According to the UK Government Health and Safety Executive (HSE), while many companies are waiting to see what EU regulation changes will come into force, their equipment still needs to meet the minimum European safety requirements or designated standards after January 1, 2022.

This includes designing and constructing a product to meet relevant essential requirements; assembling evidence in a technical file to show how the product meets those essential requirements; submitting a sample for third party examination by a Notified Body; certifying the product’s compliance with a Declaration of Conformity document and affixing the CE/UKCA (Conformity Assessment) mark.   

Hoist catches up with Ben Dobbs, head of technical services, Lifting Equipment Engineers Association (LEEA), who is the principle expert on many standards committees, notably BS, CEN and ISO, to get his advice on the matter. 



“With respect to LOLER, nothing changes. The main change is to do with the supply of lifting equipment and placing on the market. I recently did a presentation for our members on this very subject to explain what has changed already and what is going to change in the future,” he said. 

For example, ‘Placing on the Market’; means when made available in Great Britain, Northern Ireland or the EU for the first time; and applies to individual items of lifting equipment and not model or type. It applies to manufacture for own use; and includes GB - Supply of Machinery (Safety) Regulations 2008[1] - Part 3 General prohibitions and obligations and the EU - National legislation that implements the Machinery Directive 2006/42/EC or the directive itself. 

Also, on July 16, 2021, Regulation (EU) 2019/1020 – Market Surveillance and Compliance of Products Regulation – will come into effect, which means manufactures may need to appoint an EU representative if there is no other economic operator in place, when exporting to the EU and NI. 

“On a standards level, all standards continue to be updated and revised with the most significant activity being on a CEN and ISO level, which is where most of my time has been spent of late,” added Dobbs.    

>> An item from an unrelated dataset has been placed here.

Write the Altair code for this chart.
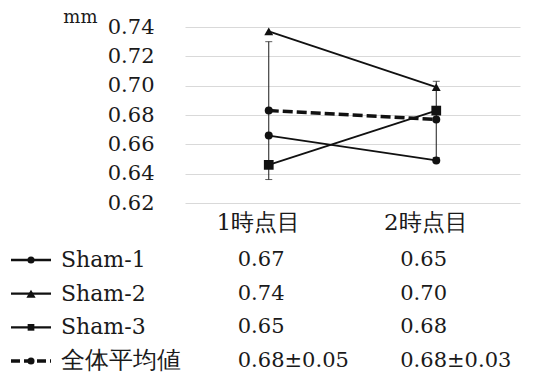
import altair as alt
import pandas as pd

# Measurement time points (x categories)
time_points = ["1時点目", "2時点目"]

# Individual series (mm)
series_names = ["Sham-1", "Sham-2", "Sham-3"]
sham1 = [0.666, 0.649]
sham2 = [0.737, 0.699]
sham3 = [0.646, 0.683]

# Overall mean and standard deviation (mm)
mean_label = "全体平均値"
mean_values = [0.683, 0.677]
sd_values = [0.047, 0.026]

y_ticks = [0.62, 0.64, 0.66, 0.68, 0.70, 0.72, 0.74]
shapes = ["circle", "triangle-up", "square"]
marker_sizes = [64, 95, 56]
key_sizes = [50, 85, 45, 50]
name_font_sizes = [22, 22, 22, 24]

SERIF = "DejaVu Serif"
INK = "#1a1a1a"

rows = []
for name, vals in zip(series_names, [sham1, sham2, sham3]):
    for t, v in zip(time_points, vals):
        rows.append({"series": name, "time": t, "value": v,
                     "label": f"{v:.2f}"})
series_df = pd.DataFrame(rows)

mean_df = pd.DataFrame({
    "time": time_points,
    "mean": mean_values,
    "sd": sd_values,
    "label": [f"{m:.2f}±{s:.2f}" for m, s in zip(mean_values, sd_values)],
})
mean_df["lo"] = mean_df["mean"] - mean_df["sd"]
mean_df["hi"] = mean_df["mean"] + mean_df["sd"]

row_order = series_names + [mean_label]

x_enc = alt.X("time:N", sort=time_points,
              scale=alt.Scale(type="point", domain=time_points, padding=0.5),
              axis=alt.Axis(title=None, labelOffset=-11, labelPadding=8,
                            labelFontSize=23))
y_scale = alt.Scale(domain=[0.62, 0.74], nice=False, zero=False)
y_axis = alt.Axis(values=y_ticks, format=".2f", grid=True,
                  labelPadding=31, title="mm", titleAngle=0,
                  titleAlign="right", titleBaseline="alphabetic",
                  titleX=-88, titleY=-5, titleFontSize=18)

# Error bars (mean ± SD)
err_rule = alt.Chart(mean_df).mark_rule(color=INK, strokeWidth=1).encode(
    x=x_enc,
    y=alt.Y("lo:Q", scale=y_scale, axis=y_axis),
    y2="hi:Q",
)
err_lo = alt.Chart(mean_df).mark_tick(color=INK, thickness=1, size=7,
                                      orient="horizontal").encode(
    x=x_enc, y=alt.Y("lo:Q", scale=y_scale, axis=y_axis))
err_hi = alt.Chart(mean_df).mark_tick(color=INK, thickness=1, size=7,
                                      orient="horizontal").encode(
    x=x_enc, y=alt.Y("hi:Q", scale=y_scale, axis=y_axis))

# Individual series lines and markers
lines = alt.Chart(series_df).mark_line(color="#111111", strokeWidth=1.8).encode(
    x=x_enc, y=alt.Y("value:Q", scale=y_scale, axis=y_axis), detail="series:N")
points = alt.Chart(series_df).mark_point(filled=True, color="#111111",
                                         opacity=1).encode(
    x=x_enc, y=alt.Y("value:Q", scale=y_scale, axis=y_axis),
    shape=alt.Shape("series:N", scale=alt.Scale(domain=series_names,
                                                range=shapes), legend=None),
    size=alt.Size("series:N", scale=alt.Scale(domain=series_names,
                                              range=marker_sizes), legend=None))

# Overall mean (dashed)
mean_line = alt.Chart(mean_df).mark_line(color="#111111", strokeWidth=3.5,
                                         strokeDash=[10, 4]).encode(
    x=x_enc, y=alt.Y("mean:Q", scale=y_scale, axis=y_axis))
mean_pts = alt.Chart(mean_df).mark_point(filled=True, color="#111111",
                                         opacity=1, size=64,
                                         shape="circle").encode(
    x=x_enc, y=alt.Y("mean:Q", scale=y_scale, axis=y_axis))

plot = alt.layer(err_rule, err_lo, err_hi, lines, points, mean_line, mean_pts)

# Data table below the plot
table_rows = series_df[["series", "time", "label"]].rename(columns={"series": "row"})
table_mean = mean_df[["time", "label"]].assign(row=mean_label)
table_df = pd.concat([table_rows, table_mean], ignore_index=True)
table_df["shape"] = table_df["row"].map(dict(zip(row_order, shapes + ["circle"])))
table_df["ksize"] = table_df["row"].map(dict(zip(row_order, key_sizes)))
table_df["fsize"] = table_df["row"].map(dict(zip(row_order, name_font_sizes)))
table_df["dashed"] = table_df["row"] == mean_label

row_y = alt.Y("row:N", sort=row_order,
              scale=alt.Scale(type="point", domain=row_order,
                              range=[233, 334], padding=0),
              axis=None)

col_offsets = [-31, -36]
value_layers = []
for t, off in zip(time_points, col_offsets):
    value_layers.append(
        alt.Chart(table_df).transform_filter(alt.datum.time == t)
        .mark_text(align="left", baseline="middle", dx=off, font=SERIF,
                   fontSize=21, color=INK)
        .encode(x=x_enc, y=row_y, text="label:N")
    )

keys_df = table_df.drop_duplicates("row")[["row", "shape", "ksize", "fsize",
                                           "dashed"]]

name_text = alt.Chart(keys_df).mark_text(
    align="left", baseline="middle", font=SERIF,
    color=INK).encode(x=alt.value(-124), y=row_y, text="row:N",
                      size=alt.Size("fsize:Q", scale=None, legend=None))

key_solid = alt.Chart(keys_df).transform_filter(~alt.datum.dashed).mark_rule(
    color="#111111", strokeWidth=2.4).encode(
    x=alt.value(-174), x2=alt.value(-134), y=row_y)
key_dash = alt.Chart(keys_df).transform_filter(alt.datum.dashed).mark_rule(
    color="#111111", strokeWidth=3.5, strokeDash=[9, 4]).encode(
    x=alt.value(-174), x2=alt.value(-134), y=row_y)
key_pts = alt.Chart(keys_df).mark_point(filled=True, color="#111111",
                                        opacity=1).encode(
    x=alt.value(-154), y=row_y,
    shape=alt.Shape("shape:N", scale=None, legend=None),
    size=alt.Size("ksize:Q", scale=None, legend=None))

table = alt.layer(*value_layers, name_text, key_solid, key_dash, key_pts)

chart = (
    alt.layer(plot, table)
    .resolve_scale(y="independent")
    .properties(
        width=335, height=176,
        autosize=alt.AutoSizeParams(type="none"),
        padding={"left": 185, "top": 27, "right": 17, "bottom": 171},
        background="white",
    )
    .configure(font=SERIF)
    .configure_view(stroke=None)
    .configure_axis(domain=False, ticks=False, labelFont=SERIF,
                    labelFontSize=21, labelColor=INK, titleFont=SERIF,
                    titleFontWeight="normal", titleColor=INK,
                    labelOverlap=False, gridColor="#d9d9d9", gridWidth=1)
    .configure_axisX(grid=False, labelAngle=0)
)

chart.save("out.html", embed_options={"renderer": "svg", "actions": False})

“The important thing to be aware of is to be responsible for your own machinery. I see a lot of incidences where the CE mark is used where it shouldn’t be and vice versa. No-one polices the products because it is more of a technical issue. However, if a situation occurs where something goes wrong, the product will be inspected and the manufacturer could be at risk of negligence.  And that is something they need to be aware of.”